Теперь она дарит ему бронзовый памятник на своей главной площади (памятник любовнику – неплохо звучит) и пускает за деньги желающих заглянуть в ту самую камеру, где он даже не мог встать в полный рост.
Зато она приласкала другого беглеца, картавого рыжего гения, Нобелевского лауреата, до тридцати двух лет мечтавшего снять комнату на первом этаже палаццо, написать там пару элегий, «туша сигареты о сырой каменный пол, на исходе денег вместо билета на поезд купить маленький браунинг и не сходя с места вышибить себе мозги, не сумев умереть в Венеции от естественных причин». Она завлекла его летальной кинолентой Висконти с Дирком Богардом в главной роли и заснеженным Сан-Марко, обогрела десятидолларовым эспрессо во «Флориане» и наконец жадно убаюкала на одном из своих островов.
Венеция, как и вся туристическая Италия, напоминает красиво стареющую примадонну, существующую за счёт своих прелестей, на деньги обожателей со всех континентов.

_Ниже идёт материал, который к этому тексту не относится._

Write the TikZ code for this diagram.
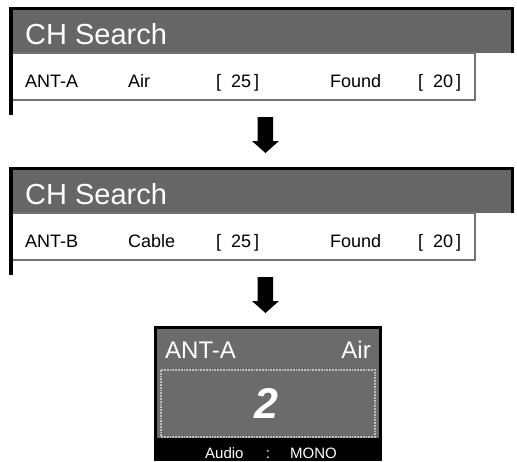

На самом же деле ей глубоко наплевать, нравится она нам или нет. Она живёт очень своей жизнью – и, вольно или невольно, учит нас тому же.
Урок итальянского аристократизма: находясь на вершине райского, божеского ботфорта, воспринимать это как должное. Говоря о своей жизни: «Dolce Vita», подразумевать: сладкая, страшная, летальная, самая прекрасная.
Изобретение любви
Хмельной Катулл по городу идёт…
Он болен, хмур, он долго не протянет…
Хотя ещё влюблён, ещё буянит
и даже плачет у её ворот.
Майя Никулина
Как у них там, в Древнем Риме? Как погода и настроение? Теплынь. Сугробов не предвидится. Все, кроме рабов, озабочены досугом. Праздновать 8 Марта пока не догадались, только Мартовские иды. Первый век до нашей эры.
Молодой человек, приехавший в столицу из провинциальной Вероны, влюбляется в светскую львицу, распутную и неотразимую. Любовный роман длится всего ничего. Для неё это лишь короткая, быстро надоевшая интрижка. Для него – тема всей жизни и пожизненная мука. Он сходит с ума и кропает стихи. Случай, на самом деле, вполне заурядный. Зато последствия грандиозные. И для мировой культуры, и для каждого из нас.
Короткое отступление. У одного африканского племени в языке нет слова «синий». Более того, выяснилось, что эти бедолаги вообще синий цвет как бы и не видят.